The Home Secretary made it clear that the Government were very alive to the concerns that the Churches had expressed. It is important that we do not allow the debate on clause stand part to pass without asking the Government to reiterate their assurance. The Churches are greatly concerned about the impact of the Bill. I hope that the Minister will be able to assure us again.

Mr. Hoon: I am delighted to give the Committee that assurance, in response to the hon. Member for Maidenhead (Mrs. May). My right hon. Friend the Home Secretary set out precisely and very clearly the Government's position during debates on clause 1. I am entirely happy to endorse it.

Question put and agreed to.

Clause 2, as amended, ordered to stand part of the Bill.

Clause 3


Mr.

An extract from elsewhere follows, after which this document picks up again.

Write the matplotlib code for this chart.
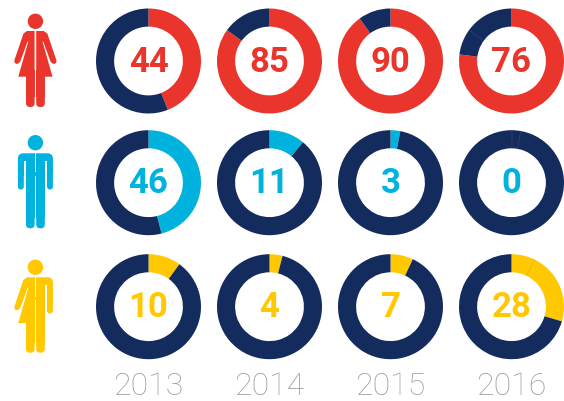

Clappison: I beg to move amendment No. 9, in page 2, line 37, leave out 'possible' and insert 'reasonable'.

The Second Deputy Chairman: With this, it will be convenient to discuss the following: Amendment No. 13, in page 2, line 38, after 'legislation', insert 'where ambiguous'.

Amendment No. 14, in page 2, line 38, leave out 'read and given effect' and insert 'interpreted'.

Amendment No. 101, in page 2, line 38, after 'way', insert

'which reflects the intentions of Parliament and'.

Amendment No. 26, in clause 6, page 4, line 13, after 'cannot', insert 'reasonably'.